Stephenson, as has been the case throughout his career, hasn’t been able to find the plate far too often. He’s walking 9.3 percent of the hitters he’s faced while striking out just 18 percent. Throw in more than two home runs per nine innings and you’ve got a 6.27 ERA, 6.68 FIP, and 5.37 xFIP. While he has certainly shown flashes of his potential and clearly has outstanding raw staff (his fastball, curveball, and changeup could all be plus pitches), the former first-round draft pick has a long way to go if he’s ever going to fulfill the expectations many had for him. Unless he blows everyone away in spring training, Triple-A seems like his likely destination to begin 2017.
Reed had just as tough a time in his 10 starts, with a 7.36 ERA, 6.05 FIP, and 4.29 xFIP. As Nick Carrington pointed out, his fastball got absolutely crushed — quite possibly due to a long delivery and low arm angle — as he allowed 10 home runs on the pitch. Control was also an issue (8.3 BB%) for the left-hander at times and he also didn’t strike out many batters (18.3 K%). Still, there’s not as much reason to be concerned with him as there is with Stephenson and his wildness. At the very least, Reed had a good season in the minors, while Stephenson did not. Reed should have a decent shot at making the back end of the Opening Day rotation next year if he can make some adjustments.

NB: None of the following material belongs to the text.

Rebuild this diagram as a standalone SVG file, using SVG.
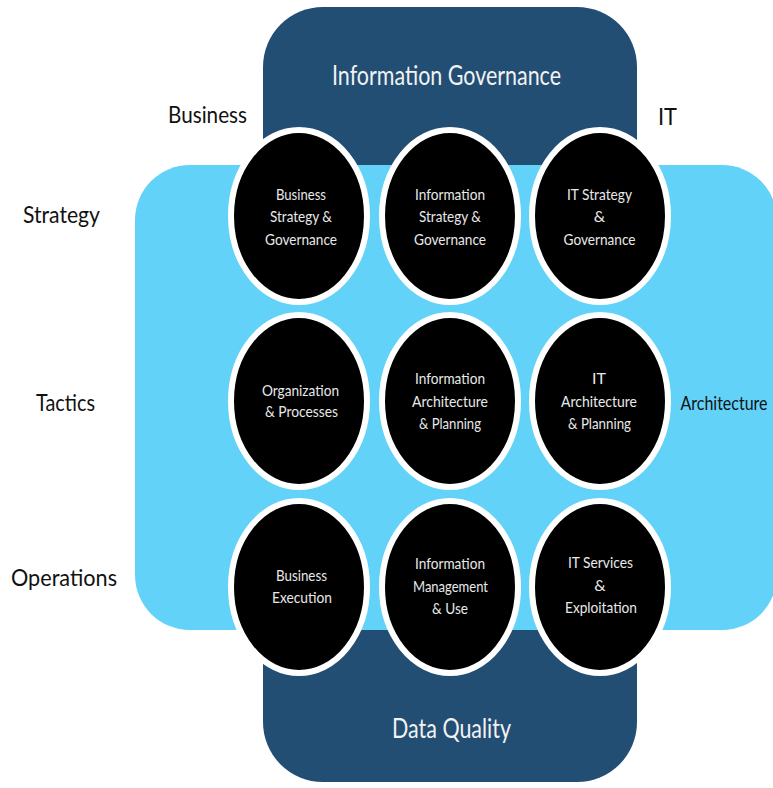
<svg xmlns="http://www.w3.org/2000/svg" width="773" height="788" viewBox="0 0 773 788">
<style>
text{font-family:Lato,"Liberation Sans",sans-serif}
.lbl{fill:#111;text-anchor:middle}
.big{fill:#f2f2f2;text-anchor:middle;font-size:27px}
.node ellipse{fill:#000;stroke:#fff;stroke-width:6}
.node text{fill:#e8e8e8;text-anchor:middle;font-size:16px}
</style>
<rect width="773" height="788" fill="#fff"/>
<g id="governance-band">
<rect x="263" y="7" width="374" height="320" rx="60" fill="#234e74"/>
<text class="big" x="446.5" y="85" textLength="229" lengthAdjust="spacingAndGlyphs">Information Governance</text>
</g>
<g id="quality-band">
<rect x="263" y="460" width="374" height="322" rx="60" fill="#234e74"/>
</g>
<g id="architecture-band">
<rect x="135" y="165" width="642" height="465" rx="55" fill="#62d2f9"/>
</g>
<text class="big" x="451.5" y="738" textLength="119" lengthAdjust="spacingAndGlyphs">Data Quality</text>
<g id="labels">
<text class="lbl" x="207.5" y="123" font-size="24" textLength="79" lengthAdjust="spacingAndGlyphs">Business</text>
<text class="lbl" x="667.5" y="125" font-size="24" textLength="19" lengthAdjust="spacingAndGlyphs">IT</text>
<text class="lbl" x="61.5" y="223" font-size="24" textLength="77" lengthAdjust="spacingAndGlyphs">Strategy</text>
<text class="lbl" x="65.5" y="411" font-size="24" textLength="59" lengthAdjust="spacingAndGlyphs">Tactics</text>
<text class="lbl" x="64" y="586" font-size="24" textLength="106" lengthAdjust="spacingAndGlyphs">Operations</text>
<text class="lbl" x="0" y="0" font-size="20" transform="translate(724 410) scale(0.8 1)">Architecture</text>
</g>
<g id="connectors"></g>
<g id="n-business-strategy" class="node">
<ellipse cx="299" cy="216" rx="68" ry="86"/>
<text x="301" y="200" textLength="50" lengthAdjust="spacingAndGlyphs">Business</text><text x="301" y="222" textLength="62" lengthAdjust="spacingAndGlyphs">Strategy &amp;</text><text x="301" y="245" textLength="72" lengthAdjust="spacingAndGlyphs">Governance</text>
</g>
<g id="n-information-strategy" class="node">
<ellipse cx="450" cy="216" rx="68" ry="86"/>
<text x="450" y="200" textLength="70" lengthAdjust="spacingAndGlyphs">Information</text><text x="450" y="222" textLength="62" lengthAdjust="spacingAndGlyphs">Strategy &amp;</text><text x="450" y="245" textLength="72" lengthAdjust="spacingAndGlyphs">Governance</text>
</g>
<g id="n-it-strategy" class="node">
<ellipse cx="600" cy="216" rx="68" ry="86"/>
<text x="599.5" y="200" textLength="65" lengthAdjust="spacingAndGlyphs">IT Strategy</text><text x="599.5" y="222">&amp;</text><text x="599.5" y="245" textLength="72" lengthAdjust="spacingAndGlyphs">Governance</text>
</g>
<g id="n-organization" class="node">
<ellipse cx="299" cy="401" rx="68" ry="86"/>
<text x="300.5" y="396" textLength="77" lengthAdjust="spacingAndGlyphs">Organization</text><text x="301.5" y="417" textLength="73" lengthAdjust="spacingAndGlyphs">&amp; Processes</text>
</g>
<g id="n-information-architecture" class="node">
<ellipse cx="450" cy="401" rx="68" ry="86"/>
<text x="450" y="384" textLength="70" lengthAdjust="spacingAndGlyphs">Information</text><text x="450" y="407" textLength="76" lengthAdjust="spacingAndGlyphs">Architecture</text><text x="450" y="429" textLength="62" lengthAdjust="spacingAndGlyphs">&amp; Planning</text>
</g>
<g id="n-it-architecture" class="node">
<ellipse cx="600" cy="401" rx="68" ry="86"/>
<text x="599" y="384">IT</text><text x="599" y="407" textLength="76" lengthAdjust="spacingAndGlyphs">Architecture</text><text x="599.5" y="429" textLength="63" lengthAdjust="spacingAndGlyphs">&amp; Planning</text>
</g>
<g id="n-business-execution" class="node">
<ellipse cx="299" cy="587" rx="68" ry="86"/>
<text x="301.5" y="581" textLength="51" lengthAdjust="spacingAndGlyphs">Business</text><text x="302" y="603" textLength="60" lengthAdjust="spacingAndGlyphs">Execution</text>
</g>
<g id="n-information-management" class="node">
<ellipse cx="450" cy="587" rx="68" ry="86"/>
<text x="450" y="569" textLength="70" lengthAdjust="spacingAndGlyphs">Information</text><text x="450.5" y="592" textLength="75" lengthAdjust="spacingAndGlyphs">Management</text><text x="450" y="614" textLength="36" lengthAdjust="spacingAndGlyphs">&amp; Use</text>
</g>
<g id="n-it-services" class="node">
<ellipse cx="600" cy="587" rx="68" ry="86"/>
<text x="600.5" y="568" textLength="65" lengthAdjust="spacingAndGlyphs">IT Services</text><text x="600" y="591">&amp;</text><text x="601" y="613" textLength="72" lengthAdjust="spacingAndGlyphs">Exploitation</text>
</g>
</svg>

There are a long line of pitchers who have struggled in their first taste of the major leagues and have gone on to become successful. That doesn’t guarantee Stephenson and Reed will join that group, but it does provide some reassurance that their initial performance isn’t necessarily what we’ll see in the future.
The bullpen is still a giant question mark
The worst, most unwatchable aspect of the Reds was easily the bullpen. Raisel Iglesias and Michael Lorenzen brought some stability to the group, but there weren’t many other standouts. If those two don’t end up starting, they’re the only locks to be back next year as the relief corps could be in for another overhaul.
Blake Wood (3.95 ERA, 4.04 FIP, 3.88 xFIP) has a decent case for a spot next year should the team choose to re-sign him. His high strikeout (24.1%) and ground-ball (53.3%) rates are the pros, while the unsightly walk rate (11.4%) is the overwhelming con.
Though he’s been largely terrible this season, Tony Cingrani also figures to be back. His numbers have gotten worse every year (shoulder troubles haven’t helped his cause) and his 3.8 K-BB% ranks ranks 309th out of 318 pitchers with 50 or more innings. But he’s only 27 and probably won’t cost much in arbitration. If (and that’s a big if) he can regain his previous form, he could still end up being a pretty good reliever, so it wouldn’t be surprising for the Reds to hold on to him.
Aside from that, it’s anybody’s guess as to what the ‘pen will look like next season. None of the call-ups throughout the season have been particularly impressive and most will be getting DFA’d as the Reds clear space on the 40-man roster. Simon, Ross Ohlendorf, and J.J. Hoover will also be out of the picture, in all likelihood.
While young starting pitching prospects like Stephenson, Reed, and others could end up in the bullpen eventually, it’s hard to see the Reds putting them there instead of sending them to the minors if they don’t make the rotation to begin 2017.
Whether the Reds bring in outside help, turn to current minor leaguers like Zack Weiss (who missed all of 2016), or throw together a hodgepodge of pitchers like Caleb Cotham, Josh Smith, Keyvius Sampson, and Jumbo Diaz, it’ll be interesting to see what the group looks like. But whatever happens, the bullpen won’t be as bad as it was in April and May of this year, right? Right? Hello?